ARRÊT : contradictoire, rendu par mise à disposition publique au greffe le 19 Septembre 2022, par Madame PERRIN, Greffier, conformément à l'article 450 alinéa 2 du Code de Procédure Civile ;

signé par Madame CUNIN-WEBER, Président, et par Madame PERRIN, Greffier ;

EXPOSÉ DU LITIGE

Suivant acte authentique du 13 mars 2002, Monsieur [E] [X] [I] et Madame [O] [Y] ont acquis en indivision différents lots dont un appartement dans la copropriété ' [Adresse 7] ' situé au [Adresse 5]. Le syndicat des copropriétaires est assuré auprès de la SA La Parisienne Assurances, devenue la SA Wakam.

Au mois de mars 2016, Monsieur [X] a dénoncé une forte humidité avec la présence de moisissures au sol de son appartement.

Un rapport d'intervention a été rédigé le 22 mars 2016 par la société ARDF Est, mandatée par le syndicat des copropriétaires, qui a relevé que les dégradations provenaient d'infiltrations dues au débordement du chéneau au droit des dégâts, celui-ci étant obstrué de déchets végétaux.

Les chéneaux ont été nettoyés suivant facture du 12 avril 2016 de la société DDC Cordist, qui a préconisé le changement de la couverture et de la zinguerie afin de protéger la charpente. En mai 2016, des éléments de la toiture sont tombés au sol. La réparation de la toiture a été effectuée le 10 octobre 2016 et depuis, Monsieur [X] ne constate plus de dégât.

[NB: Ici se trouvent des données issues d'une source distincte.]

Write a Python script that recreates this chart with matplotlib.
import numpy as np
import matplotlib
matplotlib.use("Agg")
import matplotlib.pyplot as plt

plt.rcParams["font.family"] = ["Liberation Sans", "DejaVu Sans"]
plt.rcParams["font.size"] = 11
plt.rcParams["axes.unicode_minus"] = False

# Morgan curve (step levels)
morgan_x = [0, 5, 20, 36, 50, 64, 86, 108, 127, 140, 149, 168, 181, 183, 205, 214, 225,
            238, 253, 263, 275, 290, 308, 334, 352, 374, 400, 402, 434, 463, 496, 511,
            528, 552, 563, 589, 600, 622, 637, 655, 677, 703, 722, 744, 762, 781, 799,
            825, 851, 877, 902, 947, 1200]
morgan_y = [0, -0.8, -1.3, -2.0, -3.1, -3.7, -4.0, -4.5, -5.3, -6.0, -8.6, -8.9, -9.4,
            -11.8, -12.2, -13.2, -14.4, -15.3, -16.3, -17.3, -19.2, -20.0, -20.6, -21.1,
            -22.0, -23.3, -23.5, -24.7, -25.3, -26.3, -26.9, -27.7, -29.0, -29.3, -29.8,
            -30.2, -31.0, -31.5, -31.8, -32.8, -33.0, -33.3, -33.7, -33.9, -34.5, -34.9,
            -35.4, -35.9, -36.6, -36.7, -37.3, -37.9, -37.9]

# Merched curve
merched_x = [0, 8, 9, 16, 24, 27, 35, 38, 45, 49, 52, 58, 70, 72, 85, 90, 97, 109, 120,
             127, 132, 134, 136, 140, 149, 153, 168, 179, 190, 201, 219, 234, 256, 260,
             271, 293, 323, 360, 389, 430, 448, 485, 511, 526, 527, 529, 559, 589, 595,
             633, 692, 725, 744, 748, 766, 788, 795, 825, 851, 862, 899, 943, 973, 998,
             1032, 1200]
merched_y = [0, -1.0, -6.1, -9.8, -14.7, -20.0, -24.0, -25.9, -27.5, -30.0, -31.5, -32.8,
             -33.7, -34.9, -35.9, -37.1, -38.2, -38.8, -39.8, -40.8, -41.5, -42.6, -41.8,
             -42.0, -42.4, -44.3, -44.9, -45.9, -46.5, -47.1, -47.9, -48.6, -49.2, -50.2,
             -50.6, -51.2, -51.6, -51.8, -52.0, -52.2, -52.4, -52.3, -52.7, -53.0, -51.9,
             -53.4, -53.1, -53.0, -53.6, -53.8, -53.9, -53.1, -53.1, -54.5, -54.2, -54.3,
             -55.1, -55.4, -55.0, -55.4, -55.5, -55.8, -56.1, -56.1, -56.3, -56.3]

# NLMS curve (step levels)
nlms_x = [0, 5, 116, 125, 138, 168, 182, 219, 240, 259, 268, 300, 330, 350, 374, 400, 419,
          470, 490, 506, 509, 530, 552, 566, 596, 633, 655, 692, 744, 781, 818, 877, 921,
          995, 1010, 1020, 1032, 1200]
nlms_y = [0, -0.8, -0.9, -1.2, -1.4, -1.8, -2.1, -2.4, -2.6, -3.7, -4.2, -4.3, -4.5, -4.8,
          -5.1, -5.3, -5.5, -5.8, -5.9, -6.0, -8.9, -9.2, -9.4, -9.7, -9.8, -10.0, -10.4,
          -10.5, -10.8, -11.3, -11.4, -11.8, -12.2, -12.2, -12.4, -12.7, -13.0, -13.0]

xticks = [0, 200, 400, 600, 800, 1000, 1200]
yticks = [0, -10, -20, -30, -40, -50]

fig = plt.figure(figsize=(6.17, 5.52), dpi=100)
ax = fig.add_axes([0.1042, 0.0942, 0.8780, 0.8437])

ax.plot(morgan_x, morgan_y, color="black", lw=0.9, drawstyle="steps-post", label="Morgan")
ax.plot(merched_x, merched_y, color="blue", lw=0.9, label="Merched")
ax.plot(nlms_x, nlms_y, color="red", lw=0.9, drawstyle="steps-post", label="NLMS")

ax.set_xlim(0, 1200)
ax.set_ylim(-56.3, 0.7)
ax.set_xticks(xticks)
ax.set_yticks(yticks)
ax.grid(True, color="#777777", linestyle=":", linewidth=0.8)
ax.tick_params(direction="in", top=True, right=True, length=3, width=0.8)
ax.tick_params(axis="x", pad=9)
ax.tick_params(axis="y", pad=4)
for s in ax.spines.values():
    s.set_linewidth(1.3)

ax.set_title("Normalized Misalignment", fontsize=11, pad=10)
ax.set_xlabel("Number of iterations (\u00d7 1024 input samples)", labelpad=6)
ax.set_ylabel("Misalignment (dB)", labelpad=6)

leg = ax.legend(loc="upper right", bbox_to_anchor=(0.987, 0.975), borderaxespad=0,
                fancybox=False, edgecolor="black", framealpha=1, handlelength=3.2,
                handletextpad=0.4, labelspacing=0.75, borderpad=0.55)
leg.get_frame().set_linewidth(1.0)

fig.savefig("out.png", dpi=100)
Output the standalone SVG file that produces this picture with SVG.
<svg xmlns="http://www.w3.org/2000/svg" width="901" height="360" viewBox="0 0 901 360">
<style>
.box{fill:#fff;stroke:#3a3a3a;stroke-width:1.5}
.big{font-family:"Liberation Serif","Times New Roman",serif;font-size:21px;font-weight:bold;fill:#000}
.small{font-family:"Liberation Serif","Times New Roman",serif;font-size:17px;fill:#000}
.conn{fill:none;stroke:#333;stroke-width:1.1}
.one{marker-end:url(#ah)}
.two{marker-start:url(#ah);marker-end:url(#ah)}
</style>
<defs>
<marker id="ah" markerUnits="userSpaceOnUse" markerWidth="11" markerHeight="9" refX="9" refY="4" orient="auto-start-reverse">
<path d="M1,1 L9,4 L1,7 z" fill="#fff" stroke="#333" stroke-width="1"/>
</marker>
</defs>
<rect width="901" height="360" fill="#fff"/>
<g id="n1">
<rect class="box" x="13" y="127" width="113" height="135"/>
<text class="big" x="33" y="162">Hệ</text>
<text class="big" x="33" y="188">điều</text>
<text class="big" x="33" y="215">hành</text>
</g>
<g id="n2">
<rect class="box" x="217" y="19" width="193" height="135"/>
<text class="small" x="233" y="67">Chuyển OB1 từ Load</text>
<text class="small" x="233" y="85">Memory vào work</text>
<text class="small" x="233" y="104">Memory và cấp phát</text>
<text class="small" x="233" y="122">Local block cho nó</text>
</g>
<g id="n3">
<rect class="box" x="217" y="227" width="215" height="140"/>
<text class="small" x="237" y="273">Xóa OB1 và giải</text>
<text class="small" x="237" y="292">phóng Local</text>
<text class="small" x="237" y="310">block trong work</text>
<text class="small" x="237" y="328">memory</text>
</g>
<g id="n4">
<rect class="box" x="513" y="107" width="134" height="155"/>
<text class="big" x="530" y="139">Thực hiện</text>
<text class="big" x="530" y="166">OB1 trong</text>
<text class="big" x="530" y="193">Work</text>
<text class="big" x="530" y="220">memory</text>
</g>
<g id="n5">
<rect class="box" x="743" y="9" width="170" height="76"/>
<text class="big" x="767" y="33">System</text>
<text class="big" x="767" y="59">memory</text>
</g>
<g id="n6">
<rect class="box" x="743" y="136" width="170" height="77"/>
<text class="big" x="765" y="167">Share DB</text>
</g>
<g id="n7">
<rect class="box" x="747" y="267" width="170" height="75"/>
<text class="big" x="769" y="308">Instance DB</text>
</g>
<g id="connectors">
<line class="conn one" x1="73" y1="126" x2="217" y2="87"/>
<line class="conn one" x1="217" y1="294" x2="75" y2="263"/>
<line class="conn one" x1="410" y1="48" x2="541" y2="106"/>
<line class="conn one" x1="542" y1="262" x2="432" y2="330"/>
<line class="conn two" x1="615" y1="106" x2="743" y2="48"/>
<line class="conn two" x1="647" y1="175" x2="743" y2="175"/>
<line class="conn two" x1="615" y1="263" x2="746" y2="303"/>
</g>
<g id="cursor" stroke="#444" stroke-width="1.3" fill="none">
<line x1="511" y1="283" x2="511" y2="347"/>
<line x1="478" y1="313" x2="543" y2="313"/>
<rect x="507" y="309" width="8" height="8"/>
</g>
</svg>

Parallèlement, l'assureur a fait diligenter une expertise par le cabinet Elex, lequel a attribué le sinistre à 1'encombrement et au refoulement de la gouttière d'évacuation des eaux pluviales de l'immeuble, l'eau coulant dans la chambre et causant des dommages aux doublages BA 13 isolants. L'assureur a accepté de prendre en charge le sinistre à hauteur de 1277,10 euros (dont 255,42 euros d'indemnité différée après réalisation des travaux) correspondant à la dépose et la pose d'un nouveau placo.

Le 30 août 2016, il a établi un chèque de 1021,68 euros à l'ordre du syndicat des copropriétaires qui a informé Monsieur [X] [I] du montant alloué par l'assureur, puis lui a adressé un chèque du même montant le 3 mars 2020.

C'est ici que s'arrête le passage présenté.